A New Mexico real estate investment trust with 16 employees is trying to compete in home lending, a business infamous for thin margins and cutthroat pricing and one that is dominated by large players.

In September, Thornburg Mortgage of Santa Fe began originating mortgages in Texas, New Mexico, and Colorado. Using direct mail and telesales, the company is targeting its own shareholders and the brokers who distribute mutual funds for its sister company, Thornburg Investment Management. It plans to add an Internet capability soon.

Larry Goldstone, Thornburg Mortgage’s president and chief operating officer, says his company intends that within two to three years its direct-to-consumer lending channel will account for 50% of the $1.5 billion of assets it acquires annually.

Thornburg Mortgage, which has been buying loans from correspondents since 1999, announced its intention to lend directly to consumers a year ago. Mr. Goldstone attributed the company’s delay in initiating direct-lending activities to its aborted attempt to buy a savings and loan.
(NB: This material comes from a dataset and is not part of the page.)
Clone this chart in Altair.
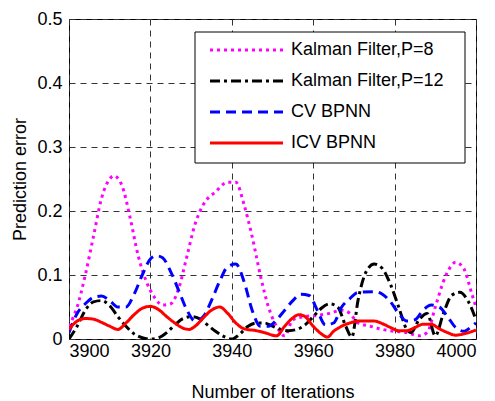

Thornburg Mortgage announced last week that an agreement it negotiated last October to buy Fasla Holding Co., whose principal subsidiary is the Phoenix-based First Arizona Savings, had expired. Mr. Goldstone said his company originally saw a thrift acquisition as a quick way to gain lending authority in all 50 states, but soon grew weary of the numerous regulatory hurdles the deal presented.

“The regulatory process has taken an extended period of time, and it’s gotten frustrating,” Mr. Goldstone said. “So we decided to take approach B,” obtaining individual mortgage lending licenses in all 50 states.

Mr. Goldstone said that getting the state mortgage banking licenses may prove a faster way to gain lending authority than acquiring a federal thrift loan charter or a federal bank charter— though the latter options offer some conveniences because the regulatory regime is uniform nationwide.

Thornburg, which kicked off its new venture with a direct mail campaign on Sept. 8, is currently lending in Texas, New Mexico, and Colorado, and officials submitted applications to 10 additional states on Sept. 22.

“It’s possible that we may find that the individual state licensing process works very well,” Mr. Goldstone said. “At this point I’m not sure we need a savings and loan charter to accomplish what we want to accomplish.”

The new venture, called Thornburg Mortgage Home Loans, was created as a licensed mortgage banking company and subsidiary of Thornburg Mortgage. Mr. Goldstone said the company will offer a full menu of mortgage products—albeit to prime borrowers—but will specialize in making adjustable rate mortgages for its portfolio. Any 30-year or 15-year fixed-rate mortgages will be sold into the secondary market, he said.

Mr. Goldstone said Thornburg Mortgage Home Loans will focus its efforts on telephone and Internet sales, with minimal marketing expenditures. He said that the current cache of Thornburg clients offers ample lending opportunities.

“I think that we’ll try to develop some marketing and advertising campaigns, but we already have 150,000 potential borrowers in clients of Thornburg Companies,” he said. “We feel that we already have an audience in the collection of clients who deal with one of the three Thornburg companies,” Thornburg Mortgage, Thornburg Investment Management, and Thornburg Foundation Realty.

Though Thornburg Mortgage has only 16 employees, Mr. Goldstone said, its expansion into mortgage lending will not result in massive hires. The company, he said, plans to outsource most of its processing and service functions.

He said the company has no specific goals for this year, but would like to originate between $100 million and $200 million next year, and maybe double that in 2002.

“The most significant variable is going to be recognition, or people finding us,” he said. “I think once they find us, they’ll find that our rates are great.”